» **GIVEN INFORMATION**:
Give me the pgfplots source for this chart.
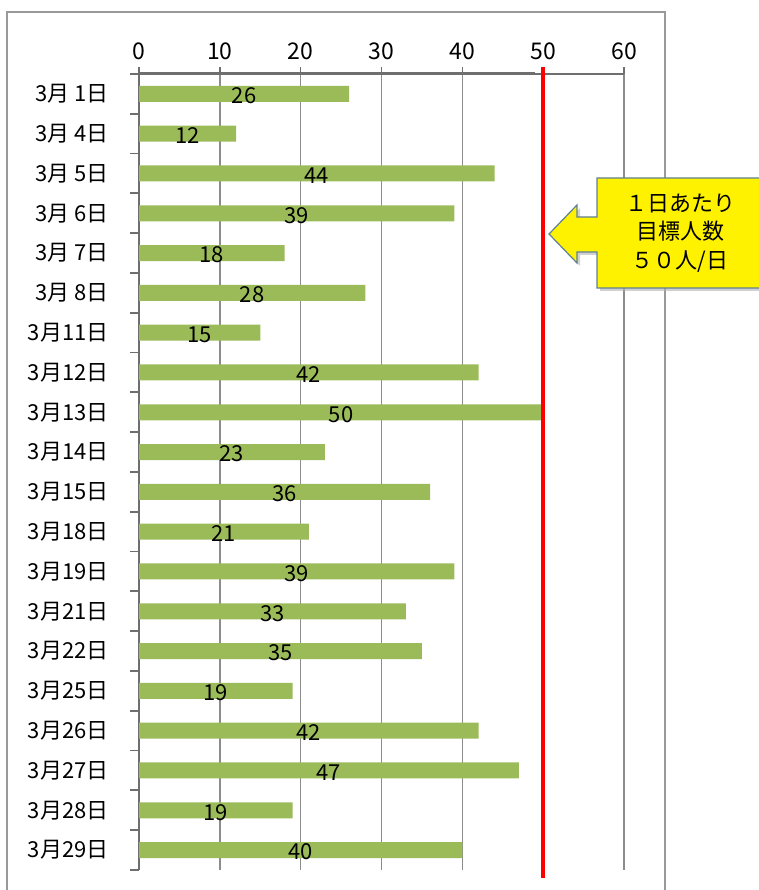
\documentclass[border=0pt]{standalone}
\usepackage{pgfplots}
\pgfplotsset{compat=1.18}
\usepackage{pgfplotstable}
\usepackage{fontspec}
\setmainfont{Noto Sans CJK JP}
\definecolor{barg}{HTML}{9BBB59}
\definecolor{callb}{HTML}{5F7F95}
\definecolor{axg}{HTML}{6E6E6E}
\pgfplotstableread{
idx v
19 26
18 12
17 44
16 39
15 18
14 28
13 15
12 42
11 50
10 23
9 36
8 21
7 39
6 33
5 35
4 19
3 42
2 47
1 19
0 40
}\data
\begin{document}
\begin{tikzpicture}[x=1pt,y=1pt]
\useasboundingbox (0,0) rectangle (758,890);
\draw[black!40, line width=1.8pt] (7,-5) -- (7,878) -- (665,878) -- (665,-5);
\begin{axis}[at={(139pt,20pt)}, anchor=south west, scale only axis,
  width=485pt, height=796pt,
  xmin=0, xmax=60, ymin=-0.5, ymax=19.5,
  axis x line*=top, axis y line*=left,
  axis line style={axg, line width=1.6pt},
  /pgf/number format/assume math mode=true,
  xtick={0,10,...,60}, xmajorgrids, grid style={black!45, line width=1.4pt},
  tick style={axg, line width=1.6pt},
  major tick length=7pt, tick align=outside,
  ytick={0,...,19},
  yticklabels={3月29日,3月28日,3月27日,3月26日,3月25日,3月22日,3月21日,3月19日,3月18日,3月15日,3月14日,3月13日,3月12日,3月11日,3月 8日,3月 7日,3月 6日,3月 5日,3月 4日,3月 1日},
  major y tick style={draw=none},
  xticklabel style={font=\fontsize{23}{23}\selectfont, yshift=4pt},
  yticklabel style={font=\fontsize{22}{22}\selectfont, xshift=-20pt},
  clip=false,
]
\addplot[xbar, bar width=16pt, fill=barg, draw=none] table[x=v, y=idx] {\data};
\addplot[draw=none, mark=none, nodes near coords, nodes near coords align={center},
  point meta=explicit,
  every node near coord/.append style={font=\fontsize{22}{22}\selectfont, text=black, yshift=-2pt}]
  table[x expr=\thisrow{v}/2, y=idx, meta=v] {\data};
\pgfplotsinvokeforeach{-0.5,0.5,1.5,2.5,3.5,4.5,5.5,6.5,7.5,8.5,9.5,10.5,11.5,12.5,13.5,14.5,15.5,16.5,17.5,18.5,19.5}{
  \draw[axg, line width=1.8pt] (axis cs:0,#1) -- ++(-9pt,0pt);
}
\draw[axg, line width=3pt] (axis cs:0,19.5) -- (axis cs:49,19.5);
\addplot[red, line width=3.5pt] coordinates {(50,-0.7) (50,19.68)};
\end{axis}
\fill[gray!60, opacity=0.6, shift={(3,-3)}] (597,712) -- (765,712) -- (765,602) -- (597,602) -- (597,638) -- (577,638) -- (577,627) -- (549,656) -- (577,685) -- (577,673) -- (597,673) -- cycle;
\filldraw[fill=yellow, draw=callb, line width=1.2pt] (597,712) -- (765,712) -- (765,602) -- (597,602) -- (597,638) -- (577,638) -- (577,627) -- (549,656) -- (577,685) -- (577,673) -- (597,673) -- cycle;
\node[align=center, font=\fontsize{22}{28.5}\selectfont] at (680,657) {１日あたり\\目標人数\\５０人/日};
\end{tikzpicture}
\end{document}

» **EXERCISE**:
Omitting all images, print the listing exactly.

» **RESULT OF THE TASK**:
Give me the pgfplots source for this chart.
\documentclass[border=0pt]{standalone}
\usepackage{pgfplots}
\pgfplotsset{compat=1.18}
\usepackage{pgfplotstable}
\usepackage{fontspec}
\setmainfont{Noto Sans CJK JP}
\definecolor{barg}{HTML}{9BBB59}
\definecolor{callb}{HTML}{5F7F95}
\definecolor{axg}{HTML}{6E6E6E}
\pgfplotstableread{
idx v
19 26
18 12
17 44
16 39
15 18
14 28
13 15
12 42
11 50
10 23
9 36
8 21
7 39
6 33
5 35
4 19
3 42
2 47
1 19
0 40
}\data
\begin{document}
\begin{tikzpicture}[x=1pt,y=1pt]
\useasboundingbox (0,0) rectangle (758,890);
\draw[black!40, line width=1.8pt] (7,-5) -- (7,878) -- (665,878) -- (665,-5);
\begin{axis}[at={(139pt,20pt)}, anchor=south west, scale only axis,
  width=485pt, height=796pt,
  xmin=0, xmax=60, ymin=-0.5, ymax=19.5,
  axis x line*=top, axis y line*=left,
  axis line style={axg, line width=1.6pt},
  /pgf/number format/assume math mode=true,
  xtick={0,10,...,60}, xmajorgrids, grid style={black!45, line width=1.4pt},
  tick style={axg, line width=1.6pt},
  major tick length=7pt, tick align=outside,
  ytick={0,...,19},
  yticklabels={3月29日,3月28日,3月27日,3月26日,3月25日,3月22日,3月21日,3月19日,3月18日,3月15日,3月14日,3月13日,3月12日,3月11日,3月 8日,3月 7日,3月 6日,3月 5日,3月 4日,3月 1日},
  major y tick style={draw=none},
  xticklabel style={font=\fontsize{23}{23}\selectfont, yshift=4pt},
  yticklabel style={font=\fontsize{22}{22}\selectfont, xshift=-20pt},
  clip=false,
]
\addplot[xbar, bar width=16pt, fill=barg, draw=none] table[x=v, y=idx] {\data};
\addplot[draw=none, mark=none, nodes near coords, nodes near coords align={center},
  point meta=explicit,
  every node near coord/.append style={font=\fontsize{22}{22}\selectfont, text=black, yshift=-2pt}]
  table[x expr=\thisrow{v}/2, y=idx, meta=v] {\data};
\pgfplotsinvokeforeach{-0.5,0.5,1.5,2.5,3.5,4.5,5.5,6.5,7.5,8.5,9.5,10.5,11.5,12.5,13.5,14.5,15.5,16.5,17.5,18.5,19.5}{
  \draw[axg, line width=1.8pt] (axis cs:0,#1) -- ++(-9pt,0pt);
}
\draw[axg, line width=3pt] (axis cs:0,19.5) -- (axis cs:49,19.5);
\addplot[red, line width=3.5pt] coordinates {(50,-0.7) (50,19.68)};
\end{axis}
\fill[gray!60, opacity=0.6, shift={(3,-3)}] (597,712) -- (765,712) -- (765,602) -- (597,602) -- (597,638) -- (577,638) -- (577,627) -- (549,656) -- (577,685) -- (577,673) -- (597,673) -- cycle;
\filldraw[fill=yellow, draw=callb, line width=1.2pt] (597,712) -- (765,712) -- (765,602) -- (597,602) -- (597,638) -- (577,638) -- (577,627) -- (549,656) -- (577,685) -- (577,673) -- (597,673) -- cycle;
\node[align=center, font=\fontsize{22}{28.5}\selectfont] at (680,657) {１日あたり\\目標人数\\５０人/日};
\end{tikzpicture}
\end{document}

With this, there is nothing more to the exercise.